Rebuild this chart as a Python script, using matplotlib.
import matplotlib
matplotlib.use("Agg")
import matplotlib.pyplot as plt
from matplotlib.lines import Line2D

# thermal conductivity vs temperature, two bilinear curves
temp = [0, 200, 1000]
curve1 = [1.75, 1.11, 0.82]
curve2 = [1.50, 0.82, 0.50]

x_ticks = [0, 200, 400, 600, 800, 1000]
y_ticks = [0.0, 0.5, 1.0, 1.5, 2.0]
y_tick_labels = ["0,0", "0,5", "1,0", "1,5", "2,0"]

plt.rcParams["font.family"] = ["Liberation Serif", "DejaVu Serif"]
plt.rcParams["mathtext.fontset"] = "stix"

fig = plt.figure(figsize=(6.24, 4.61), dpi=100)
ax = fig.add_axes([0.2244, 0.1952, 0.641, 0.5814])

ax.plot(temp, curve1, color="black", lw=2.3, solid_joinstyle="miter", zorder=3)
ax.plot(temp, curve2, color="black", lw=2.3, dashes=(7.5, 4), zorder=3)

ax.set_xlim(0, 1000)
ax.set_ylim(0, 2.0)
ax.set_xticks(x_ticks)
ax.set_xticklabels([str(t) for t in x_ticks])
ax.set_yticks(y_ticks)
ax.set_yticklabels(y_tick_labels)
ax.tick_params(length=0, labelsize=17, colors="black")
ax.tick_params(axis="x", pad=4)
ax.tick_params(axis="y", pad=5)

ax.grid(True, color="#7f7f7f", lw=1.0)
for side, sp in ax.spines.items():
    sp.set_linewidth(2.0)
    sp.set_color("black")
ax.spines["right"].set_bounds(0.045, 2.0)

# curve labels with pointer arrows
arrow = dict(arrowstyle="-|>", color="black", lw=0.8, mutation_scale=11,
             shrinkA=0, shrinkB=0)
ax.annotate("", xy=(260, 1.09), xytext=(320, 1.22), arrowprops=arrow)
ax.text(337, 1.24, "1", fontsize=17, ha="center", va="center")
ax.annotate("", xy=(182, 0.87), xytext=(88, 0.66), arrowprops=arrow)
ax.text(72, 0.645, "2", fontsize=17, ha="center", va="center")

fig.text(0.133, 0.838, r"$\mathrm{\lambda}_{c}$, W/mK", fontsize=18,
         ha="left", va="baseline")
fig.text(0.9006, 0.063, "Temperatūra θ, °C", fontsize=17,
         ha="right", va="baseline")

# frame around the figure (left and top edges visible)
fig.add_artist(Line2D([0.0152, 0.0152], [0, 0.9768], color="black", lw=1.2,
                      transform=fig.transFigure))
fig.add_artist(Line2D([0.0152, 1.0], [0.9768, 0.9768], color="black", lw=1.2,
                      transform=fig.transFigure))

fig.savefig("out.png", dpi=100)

-.-.-

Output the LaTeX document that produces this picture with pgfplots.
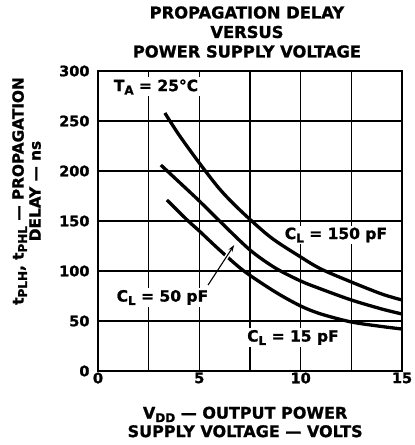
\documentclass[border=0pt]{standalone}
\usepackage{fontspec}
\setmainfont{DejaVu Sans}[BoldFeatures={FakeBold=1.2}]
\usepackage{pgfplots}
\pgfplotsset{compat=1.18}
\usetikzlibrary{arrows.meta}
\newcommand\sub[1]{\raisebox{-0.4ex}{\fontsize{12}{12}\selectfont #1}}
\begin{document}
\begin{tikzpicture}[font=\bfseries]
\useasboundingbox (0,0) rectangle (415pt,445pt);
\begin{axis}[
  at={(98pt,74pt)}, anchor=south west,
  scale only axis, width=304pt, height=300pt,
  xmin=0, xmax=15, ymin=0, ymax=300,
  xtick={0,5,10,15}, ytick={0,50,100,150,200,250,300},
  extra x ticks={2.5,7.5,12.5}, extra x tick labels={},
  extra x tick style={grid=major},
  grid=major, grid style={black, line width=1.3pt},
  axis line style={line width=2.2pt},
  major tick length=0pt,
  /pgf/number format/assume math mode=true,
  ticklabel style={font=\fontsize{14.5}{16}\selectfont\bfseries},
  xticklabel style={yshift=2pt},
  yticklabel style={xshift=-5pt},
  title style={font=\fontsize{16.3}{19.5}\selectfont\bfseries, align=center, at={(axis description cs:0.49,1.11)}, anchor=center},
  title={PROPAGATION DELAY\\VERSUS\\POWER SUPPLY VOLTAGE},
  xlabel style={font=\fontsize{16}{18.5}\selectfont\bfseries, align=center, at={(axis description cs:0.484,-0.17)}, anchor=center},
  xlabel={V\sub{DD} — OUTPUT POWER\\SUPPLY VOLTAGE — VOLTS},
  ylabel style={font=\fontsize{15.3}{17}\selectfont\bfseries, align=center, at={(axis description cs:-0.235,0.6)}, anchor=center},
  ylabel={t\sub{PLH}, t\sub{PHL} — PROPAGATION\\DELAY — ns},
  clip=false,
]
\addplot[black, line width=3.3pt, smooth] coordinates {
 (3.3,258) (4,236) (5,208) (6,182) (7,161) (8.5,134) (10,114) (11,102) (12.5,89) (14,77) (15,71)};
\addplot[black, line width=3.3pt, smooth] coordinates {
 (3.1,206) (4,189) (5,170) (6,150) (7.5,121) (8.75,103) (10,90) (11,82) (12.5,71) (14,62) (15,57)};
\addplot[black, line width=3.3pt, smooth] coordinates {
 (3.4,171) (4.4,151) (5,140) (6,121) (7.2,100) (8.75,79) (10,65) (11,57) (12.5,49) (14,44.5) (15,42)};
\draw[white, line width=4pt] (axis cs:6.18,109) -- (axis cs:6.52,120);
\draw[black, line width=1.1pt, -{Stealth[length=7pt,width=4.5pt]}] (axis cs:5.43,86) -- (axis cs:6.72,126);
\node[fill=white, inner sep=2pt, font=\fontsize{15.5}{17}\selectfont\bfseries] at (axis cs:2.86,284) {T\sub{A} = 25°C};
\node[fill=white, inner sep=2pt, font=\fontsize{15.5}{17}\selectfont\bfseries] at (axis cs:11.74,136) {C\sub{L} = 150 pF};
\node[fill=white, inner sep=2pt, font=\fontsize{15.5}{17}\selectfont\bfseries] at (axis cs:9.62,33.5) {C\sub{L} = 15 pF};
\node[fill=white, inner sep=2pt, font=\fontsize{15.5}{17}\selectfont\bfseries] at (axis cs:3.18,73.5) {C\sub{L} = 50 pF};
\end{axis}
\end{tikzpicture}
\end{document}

-.-.-

• [Given problem]:
Transcribe, exactly and exclusively, the run of lines that opens with the line bearing "Rebuild this chart" and closes with the line bearing "curve2 = [1.50, 0.82, 0.50]".

• [Exercise response]:
Rebuild this chart as a Python script, using matplotlib.
import matplotlib
matplotlib.use("Agg")
import matplotlib.pyplot as plt
from matplotlib.lines import Line2D

# thermal conductivity vs temperature, two bilinear curves
temp = [0, 200, 1000]
curve1 = [1.75, 1.11, 0.82]
curve2 = [1.50, 0.82, 0.50]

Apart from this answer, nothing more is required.